(WHAT TO PRODUCE): Restate the whole listing word for word. Pictures are left out.

***

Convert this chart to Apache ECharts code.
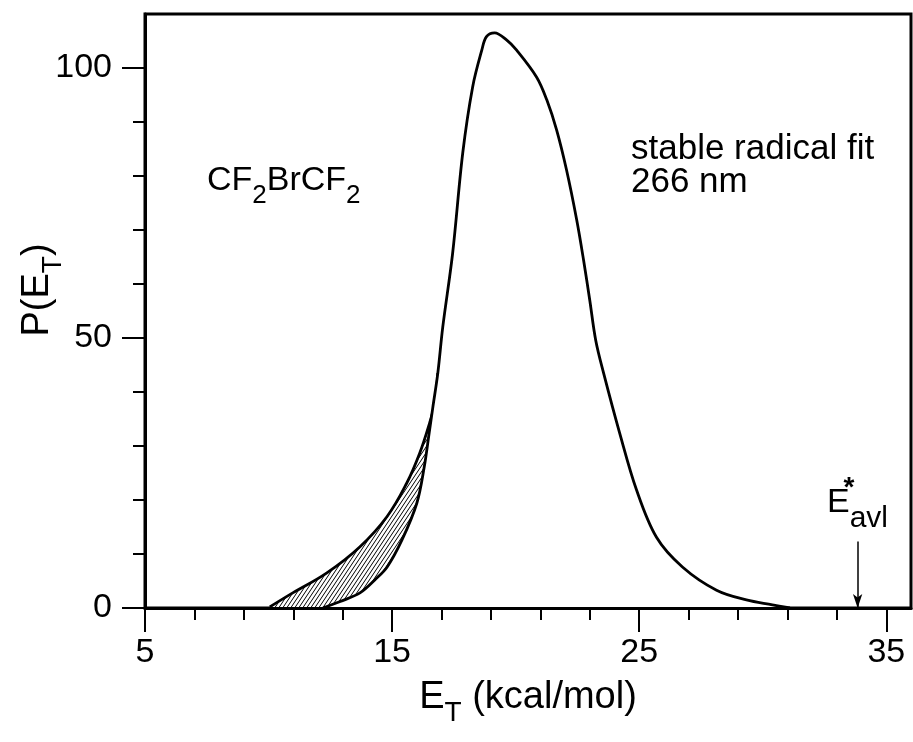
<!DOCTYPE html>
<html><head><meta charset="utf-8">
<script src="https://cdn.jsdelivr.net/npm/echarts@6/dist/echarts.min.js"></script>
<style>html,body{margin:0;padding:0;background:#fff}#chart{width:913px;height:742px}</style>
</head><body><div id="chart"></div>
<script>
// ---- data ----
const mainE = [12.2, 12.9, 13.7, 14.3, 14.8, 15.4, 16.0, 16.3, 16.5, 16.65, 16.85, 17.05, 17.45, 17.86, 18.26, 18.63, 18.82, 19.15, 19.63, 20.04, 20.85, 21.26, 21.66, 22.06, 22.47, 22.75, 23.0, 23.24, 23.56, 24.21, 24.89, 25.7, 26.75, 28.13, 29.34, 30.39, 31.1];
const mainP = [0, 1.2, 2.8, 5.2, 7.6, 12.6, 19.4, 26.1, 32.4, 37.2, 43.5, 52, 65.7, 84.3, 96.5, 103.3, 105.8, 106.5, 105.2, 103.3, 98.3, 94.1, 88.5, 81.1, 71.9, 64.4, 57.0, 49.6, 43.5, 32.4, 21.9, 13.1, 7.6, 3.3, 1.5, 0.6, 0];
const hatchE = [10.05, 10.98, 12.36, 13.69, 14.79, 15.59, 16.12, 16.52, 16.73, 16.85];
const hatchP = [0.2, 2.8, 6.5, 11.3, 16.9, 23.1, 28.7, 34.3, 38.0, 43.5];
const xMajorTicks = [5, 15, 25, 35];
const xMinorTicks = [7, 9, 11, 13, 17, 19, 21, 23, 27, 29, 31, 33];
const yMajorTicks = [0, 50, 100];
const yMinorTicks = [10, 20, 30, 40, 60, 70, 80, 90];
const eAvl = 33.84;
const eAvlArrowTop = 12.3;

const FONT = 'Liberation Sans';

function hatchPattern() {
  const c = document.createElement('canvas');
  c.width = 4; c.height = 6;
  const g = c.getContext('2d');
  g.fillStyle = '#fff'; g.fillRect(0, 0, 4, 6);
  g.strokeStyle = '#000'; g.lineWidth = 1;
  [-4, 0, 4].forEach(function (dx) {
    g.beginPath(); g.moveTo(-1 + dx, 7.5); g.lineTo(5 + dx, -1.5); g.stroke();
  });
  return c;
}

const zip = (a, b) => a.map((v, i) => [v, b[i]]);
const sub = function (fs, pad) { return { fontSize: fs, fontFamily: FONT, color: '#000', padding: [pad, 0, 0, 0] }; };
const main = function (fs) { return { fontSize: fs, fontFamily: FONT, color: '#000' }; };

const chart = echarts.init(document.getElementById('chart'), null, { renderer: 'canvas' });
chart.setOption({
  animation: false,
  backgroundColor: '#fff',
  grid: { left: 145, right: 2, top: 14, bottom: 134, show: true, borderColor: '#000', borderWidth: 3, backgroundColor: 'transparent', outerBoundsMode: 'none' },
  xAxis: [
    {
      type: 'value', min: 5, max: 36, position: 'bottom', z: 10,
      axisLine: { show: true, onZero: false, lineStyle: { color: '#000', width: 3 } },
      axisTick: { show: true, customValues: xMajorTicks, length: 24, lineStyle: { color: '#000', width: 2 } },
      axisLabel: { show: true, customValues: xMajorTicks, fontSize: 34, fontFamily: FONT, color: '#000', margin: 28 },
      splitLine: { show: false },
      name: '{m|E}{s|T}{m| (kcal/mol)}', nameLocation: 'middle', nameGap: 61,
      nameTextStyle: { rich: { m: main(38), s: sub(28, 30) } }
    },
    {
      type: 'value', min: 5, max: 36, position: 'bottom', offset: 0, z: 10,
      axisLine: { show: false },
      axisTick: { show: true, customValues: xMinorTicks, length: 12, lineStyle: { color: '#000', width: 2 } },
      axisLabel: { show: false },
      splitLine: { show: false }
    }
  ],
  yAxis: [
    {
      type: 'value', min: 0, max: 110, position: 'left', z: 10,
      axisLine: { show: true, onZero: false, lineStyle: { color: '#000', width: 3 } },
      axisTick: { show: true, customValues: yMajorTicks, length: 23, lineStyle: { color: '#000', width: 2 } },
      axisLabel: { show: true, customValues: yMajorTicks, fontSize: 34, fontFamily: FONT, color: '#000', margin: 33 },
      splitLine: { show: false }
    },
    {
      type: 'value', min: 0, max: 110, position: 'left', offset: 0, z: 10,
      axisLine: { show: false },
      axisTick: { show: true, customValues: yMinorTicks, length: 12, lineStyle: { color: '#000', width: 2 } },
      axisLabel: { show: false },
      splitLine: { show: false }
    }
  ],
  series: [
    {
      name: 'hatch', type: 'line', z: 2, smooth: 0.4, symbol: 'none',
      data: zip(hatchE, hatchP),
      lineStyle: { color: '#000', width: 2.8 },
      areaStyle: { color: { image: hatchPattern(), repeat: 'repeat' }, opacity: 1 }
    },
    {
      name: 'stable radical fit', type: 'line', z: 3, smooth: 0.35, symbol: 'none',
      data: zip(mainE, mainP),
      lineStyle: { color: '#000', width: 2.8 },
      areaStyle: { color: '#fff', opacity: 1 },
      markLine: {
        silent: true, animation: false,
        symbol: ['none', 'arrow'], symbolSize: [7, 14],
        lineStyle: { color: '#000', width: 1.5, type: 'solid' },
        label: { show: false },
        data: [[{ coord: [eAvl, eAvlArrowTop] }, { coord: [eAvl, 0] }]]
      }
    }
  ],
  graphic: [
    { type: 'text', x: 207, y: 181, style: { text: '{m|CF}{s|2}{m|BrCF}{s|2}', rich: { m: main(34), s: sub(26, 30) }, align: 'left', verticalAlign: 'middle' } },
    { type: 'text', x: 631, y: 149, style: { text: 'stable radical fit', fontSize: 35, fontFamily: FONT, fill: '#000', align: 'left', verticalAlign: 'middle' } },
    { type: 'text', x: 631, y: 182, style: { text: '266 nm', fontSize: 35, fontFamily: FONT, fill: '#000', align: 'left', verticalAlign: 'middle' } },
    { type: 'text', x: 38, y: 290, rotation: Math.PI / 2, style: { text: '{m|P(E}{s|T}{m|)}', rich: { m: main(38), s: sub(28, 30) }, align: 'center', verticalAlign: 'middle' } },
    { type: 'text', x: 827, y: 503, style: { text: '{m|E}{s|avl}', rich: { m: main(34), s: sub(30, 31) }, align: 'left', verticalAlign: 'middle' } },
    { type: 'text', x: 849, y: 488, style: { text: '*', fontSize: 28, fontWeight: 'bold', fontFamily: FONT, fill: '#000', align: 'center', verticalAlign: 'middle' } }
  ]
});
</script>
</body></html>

***

(FULL RESPONSE):
Convert this chart to Apache ECharts code.
<!DOCTYPE html>
<html><head><meta charset="utf-8">
<script src="https://cdn.jsdelivr.net/npm/echarts@6/dist/echarts.min.js"></script>
<style>html,body{margin:0;padding:0;background:#fff}#chart{width:913px;height:742px}</style>
</head><body><div id="chart"></div>
<script>
// ---- data ----
const mainE = [12.2, 12.9, 13.7, 14.3, 14.8, 15.4, 16.0, 16.3, 16.5, 16.65, 16.85, 17.05, 17.45, 17.86, 18.26, 18.63, 18.82, 19.15, 19.63, 20.04, 20.85, 21.26, 21.66, 22.06, 22.47, 22.75, 23.0, 23.24, 23.56, 24.21, 24.89, 25.7, 26.75, 28.13, 29.34, 30.39, 31.1];
const mainP = [0, 1.2, 2.8, 5.2, 7.6, 12.6, 19.4, 26.1, 32.4, 37.2, 43.5, 52, 65.7, 84.3, 96.5, 103.3, 105.8, 106.5, 105.2, 103.3, 98.3, 94.1, 88.5, 81.1, 71.9, 64.4, 57.0, 49.6, 43.5, 32.4, 21.9, 13.1, 7.6, 3.3, 1.5, 0.6, 0];
const hatchE = [10.05, 10.98, 12.36, 13.69, 14.79, 15.59, 16.12, 16.52, 16.73, 16.85];
const hatchP = [0.2, 2.8, 6.5, 11.3, 16.9, 23.1, 28.7, 34.3, 38.0, 43.5];
const xMajorTicks = [5, 15, 25, 35];
const xMinorTicks = [7, 9, 11, 13, 17, 19, 21, 23, 27, 29, 31, 33];
const yMajorTicks = [0, 50, 100];
const yMinorTicks = [10, 20, 30, 40, 60, 70, 80, 90];
const eAvl = 33.84;
const eAvlArrowTop = 12.3;

const FONT = 'Liberation Sans';

function hatchPattern() {
  const c = document.createElement('canvas');
  c.width = 4; c.height = 6;
  const g = c.getContext('2d');
  g.fillStyle = '#fff'; g.fillRect(0, 0, 4, 6);
  g.strokeStyle = '#000'; g.lineWidth = 1;
  [-4, 0, 4].forEach(function (dx) {
    g.beginPath(); g.moveTo(-1 + dx, 7.5); g.lineTo(5 + dx, -1.5); g.stroke();
  });
  return c;
}

const zip = (a, b) => a.map((v, i) => [v, b[i]]);
const sub = function (fs, pad) { return { fontSize: fs, fontFamily: FONT, color: '#000', padding: [pad, 0, 0, 0] }; };
const main = function (fs) { return { fontSize: fs, fontFamily: FONT, color: '#000' }; };

const chart = echarts.init(document.getElementById('chart'), null, { renderer: 'canvas' });
chart.setOption({
  animation: false,
  backgroundColor: '#fff',
  grid: { left: 145, right: 2, top: 14, bottom: 134, show: true, borderColor: '#000', borderWidth: 3, backgroundColor: 'transparent', outerBoundsMode: 'none' },
  xAxis: [
    {
      type: 'value', min: 5, max: 36, position: 'bottom', z: 10,
      axisLine: { show: true, onZero: false, lineStyle: { color: '#000', width: 3 } },
      axisTick: { show: true, customValues: xMajorTicks, length: 24, lineStyle: { color: '#000', width: 2 } },
      axisLabel: { show: true, customValues: xMajorTicks, fontSize: 34, fontFamily: FONT, color: '#000', margin: 28 },
      splitLine: { show: false },
      name: '{m|E}{s|T}{m| (kcal/mol)}', nameLocation: 'middle', nameGap: 61,
      nameTextStyle: { rich: { m: main(38), s: sub(28, 30) } }
    },
    {
      type: 'value', min: 5, max: 36, position: 'bottom', offset: 0, z: 10,
      axisLine: { show: false },
      axisTick: { show: true, customValues: xMinorTicks, length: 12, lineStyle: { color: '#000', width: 2 } },
      axisLabel: { show: false },
      splitLine: { show: false }
    }
  ],
  yAxis: [
    {
      type: 'value', min: 0, max: 110, position: 'left', z: 10,
      axisLine: { show: true, onZero: false, lineStyle: { color: '#000', width: 3 } },
      axisTick: { show: true, customValues: yMajorTicks, length: 23, lineStyle: { color: '#000', width: 2 } },
      axisLabel: { show: true, customValues: yMajorTicks, fontSize: 34, fontFamily: FONT, color: '#000', margin: 33 },
      splitLine: { show: false }
    },
    {
      type: 'value', min: 0, max: 110, position: 'left', offset: 0, z: 10,
      axisLine: { show: false },
      axisTick: { show: true, customValues: yMinorTicks, length: 12, lineStyle: { color: '#000', width: 2 } },
      axisLabel: { show: false },
      splitLine: { show: false }
    }
  ],
  series: [
    {
      name: 'hatch', type: 'line', z: 2, smooth: 0.4, symbol: 'none',
      data: zip(hatchE, hatchP),
      lineStyle: { color: '#000', width: 2.8 },
      areaStyle: { color: { image: hatchPattern(), repeat: 'repeat' }, opacity: 1 }
    },
    {
      name: 'stable radical fit', type: 'line', z: 3, smooth: 0.35, symbol: 'none',
      data: zip(mainE, mainP),
      lineStyle: { color: '#000', width: 2.8 },
      areaStyle: { color: '#fff', opacity: 1 },
      markLine: {
        silent: true, animation: false,
        symbol: ['none', 'arrow'], symbolSize: [7, 14],
        lineStyle: { color: '#000', width: 1.5, type: 'solid' },
        label: { show: false },
        data: [[{ coord: [eAvl, eAvlArrowTop] }, { coord: [eAvl, 0] }]]
      }
    }
  ],
  graphic: [
    { type: 'text', x: 207, y: 181, style: { text: '{m|CF}{s|2}{m|BrCF}{s|2}', rich: { m: main(34), s: sub(26, 30) }, align: 'left', verticalAlign: 'middle' } },
    { type: 'text', x: 631, y: 149, style: { text: 'stable radical fit', fontSize: 35, fontFamily: FONT, fill: '#000', align: 'left', verticalAlign: 'middle' } },
    { type: 'text', x: 631, y: 182, style: { text: '266 nm', fontSize: 35, fontFamily: FONT, fill: '#000', align: 'left', verticalAlign: 'middle' } },
    { type: 'text', x: 38, y: 290, rotation: Math.PI / 2, style: { text: '{m|P(E}{s|T}{m|)}', rich: { m: main(38), s: sub(28, 30) }, align: 'center', verticalAlign: 'middle' } },
    { type: 'text', x: 827, y: 503, style: { text: '{m|E}{s|avl}', rich: { m: main(34), s: sub(30, 31) }, align: 'left', verticalAlign: 'middle' } },
    { type: 'text', x: 849, y: 488, style: { text: '*', fontSize: 28, fontWeight: 'bold', fontFamily: FONT, fill: '#000', align: 'center', verticalAlign: 'middle' } }
  ]
});
</script>
</body></html>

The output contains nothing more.